Chöre zwischen den Trögen
Wie sie kann auch die Funtensee bis zu 25 Personen transportieren – in Brandenburg über den rund einen Kilometer langen Kanal-Abschnitt. Die Kahnpartie ist auch Teil der Strategie von Mönikes, schon die Anreise zum Schiffshebewerk zum Event zu machen – damit die Besucher etwas länger bleiben. Bis zur nächsten Saison soll das Schiffchen wieder mit Elektroantrieb ausgestattet sein. Da ist schon abzusehen, dass es nicht bei einem Shuttle-Boot bleiben wird.

Mönikes ist davon überzeugt, dass das Gelände auch für Großveranstaltungen und Konzerte geeignet ist. Einen Vorgeschmack zeigte im Herbst 2022 die Eröffnungsfeier: Es gab Höhenfeuerwerk, Markt und das erste Hebewerks-Konzert „Höhenrausch“ auf einem Fahrgastschiff im Trog. Ein ähnliches Event im Rahmen der Konzertreihe „Brandenburgisches Sommerkonzert“ soll es am Pfingstsonntag, 28. Mai, mit den „Chören zwischen den Trögen“ geben.

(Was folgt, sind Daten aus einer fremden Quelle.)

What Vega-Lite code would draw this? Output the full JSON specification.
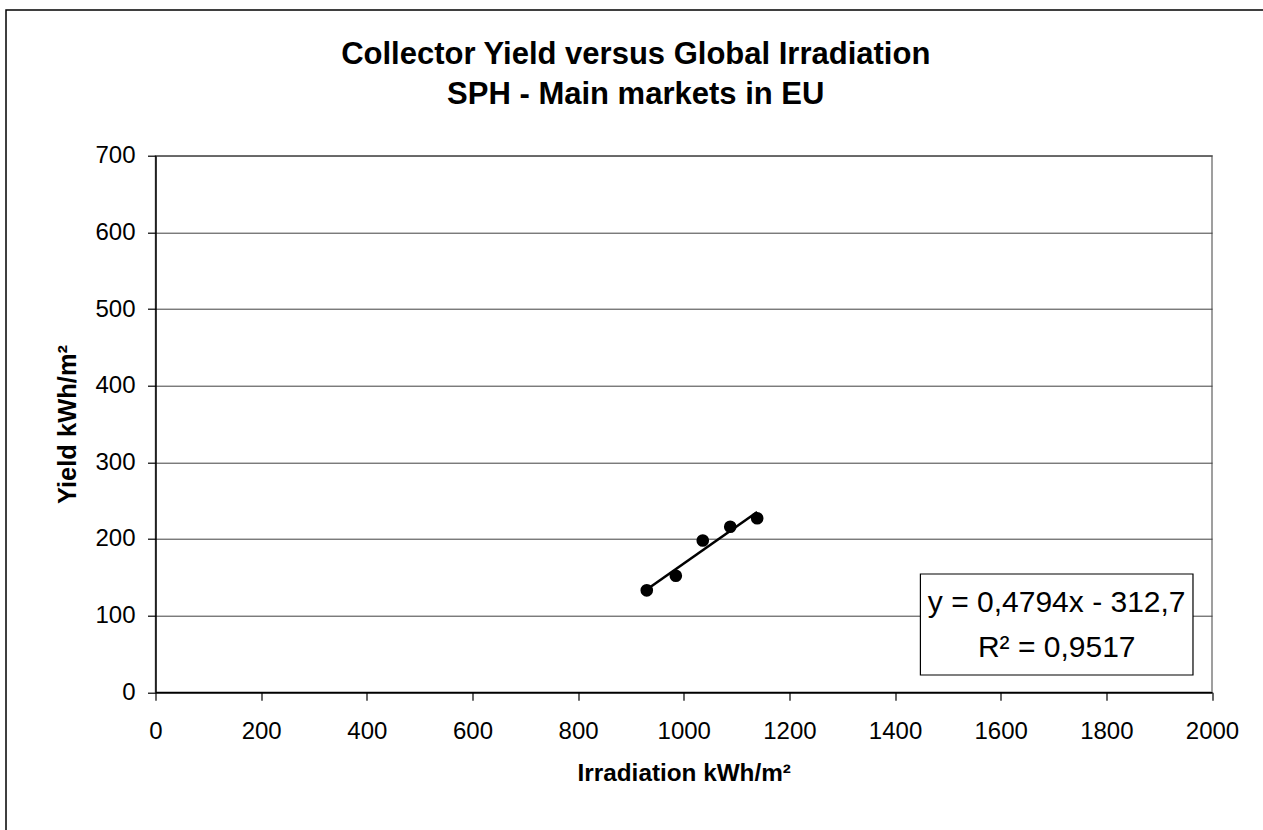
{
  "$schema": "https://vega.github.io/schema/vega-lite/v6.json",
  "width": 1056.5,
  "height": 536.6,
  "autosize": {"type": "none"},
  "padding": {"left": 155.5, "top": 155.7, "right": 51, "bottom": 137.7},
  "background": "white",
  "title": {
    "text": ["Collector Yield versus Global Irradiation", "SPH - Main markets in EU"],
    "font": "Liberation Sans",
    "fontSize": 31,
    "fontWeight": "bold",
    "color": "black",
    "anchor": "middle",
    "frame": "group",
    "dx": -48,
    "dy": 148,
    "lineHeight": 40,
    "offset": 46
  },
  "datasets": {
    "points": [
      {"irradiation": 930, "yield": 133},
      {"irradiation": 985, "yield": 152},
      {"irradiation": 1036, "yield": 198},
      {"irradiation": 1088, "yield": 216},
      {"irradiation": 1139, "yield": 227}
    ],
    "fit": [{"equation": "y = 0,4794x - 312,7", "r2": "R² = 0,9517"}]
  },
  "layer": [
    {
      "data": {"name": "fit"},
      "mark": {"type": "rect", "fill": null, "fillOpacity": 0, "stroke": "black", "strokeWidth": 1.5},
      "encoding": {
        "x": {"datum": -283, "type": "quantitative", "scale": {"domain": [0, 2000], "nice": false, "zero": false}},
        "x2": {"datum": 2100},
        "y": {"datum": 890, "type": "quantitative", "scale": {"domain": [0, 700], "nice": false, "zero": false}},
        "y2": {"datum": -200}
      }
    },
    {
      "data": {"name": "points"},
      "transform": [{"regression": "yield", "on": "irradiation"}],
      "mark": {"type": "line", "color": "black", "strokeWidth": 2.6},
      "encoding": {
        "x": {"field": "irradiation", "type": "quantitative", "scale": {"domain": [0, 2000], "nice": false, "zero": false}},
        "y": {"field": "yield", "type": "quantitative", "scale": {"domain": [0, 700], "nice": false, "zero": false}}
      }
    },
    {
      "data": {"name": "points"},
      "mark": {"type": "point", "shape": "circle", "filled": true, "color": "black", "opacity": 1, "size": 160},
      "encoding": {
        "x": {
          "field": "irradiation", "type": "quantitative",
          "scale": {"domain": [0, 2000], "nice": false, "zero": false},
          "axis": {
            "title": "Irradiation kWh/m²",
            "values": [0, 200, 400, 600, 800, 1000, 1200, 1400, 1600, 1800, 2000],
            "format": "d",
            "grid": false,
            "labelPadding": 19,
            "titlePadding": 18
          }
        },
        "y": {
          "field": "yield", "type": "quantitative",
          "scale": {"domain": [0, 700], "nice": false, "zero": false},
          "axis": {
            "title": "Yield kWh/m²",
            "titleFontSize": 25.5,
            "values": [0, 100, 200, 300, 400, 500, 600, 700],
            "format": "d",
            "grid": true,
            "labelPadding": 12.5,
            "titlePadding": 14
          }
        }
      }
    },
    {
      "data": {"name": "fit"},
      "mark": {"type": "rect", "fill": "white", "stroke": "black", "strokeWidth": 1.2},
      "encoding": {
        "x": {"datum": 1448, "type": "quantitative", "scale": {"domain": [0, 2000], "nice": false, "zero": false}},
        "x2": {"datum": 1964},
        "y": {"datum": 154.3, "type": "quantitative", "scale": {"domain": [0, 700], "nice": false, "zero": false}},
        "y2": {"datum": 22.6}
      }
    },
    {
      "data": {"name": "fit"},
      "mark": {"type": "text", "font": "Liberation Sans", "fontSize": 30, "color": "black", "align": "center", "baseline": "alphabetic"},
      "encoding": {
        "x": {"datum": 1706, "type": "quantitative", "scale": {"domain": [0, 2000], "nice": false, "zero": false}},
        "y": {"datum": 104.7, "type": "quantitative", "scale": {"domain": [0, 700], "nice": false, "zero": false}},
        "text": {"field": "equation"}
      }
    },
    {
      "data": {"name": "fit"},
      "mark": {"type": "text", "font": "Liberation Sans", "fontSize": 30, "color": "black", "align": "center", "baseline": "alphabetic"},
      "encoding": {
        "x": {"datum": 1706, "type": "quantitative", "scale": {"domain": [0, 2000], "nice": false, "zero": false}},
        "y": {"datum": 46, "type": "quantitative", "scale": {"domain": [0, 700], "nice": false, "zero": false}},
        "text": {"field": "r2"}
      }
    }
  ],
  "config": {
    "view": {"stroke": "#808080", "strokeWidth": 1.5},
    "axis": {
      "labelFont": "Liberation Sans",
      "labelFontSize": 24,
      "labelColor": "black",
      "titleFont": "Liberation Sans",
      "titleFontSize": 24.3,
      "titleFontWeight": "bold",
      "titleColor": "black",
      "domainColor": "black",
      "domainWidth": 1.5,
      "tickColor": "black",
      "tickWidth": 1.2,
      "tickSize": 8,
      "gridColor": "#404040",
      "gridWidth": 1,
      "labelFlush": false,
      "labelOverlap": false
    }
  }
}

Der Touristik-Geschäftsführer sieht die nächsten Jahre als Vorbereitung auf die Zeit, wenn das alte Schiffshebewerk außer Betrieb geht und nur noch als technisches Denkmal erhalten wird. 2028 soll es so weit sein. „Und wir wollen natürlich auch die Hundert-Jahr-Feier erleben“, sagt Mönikes.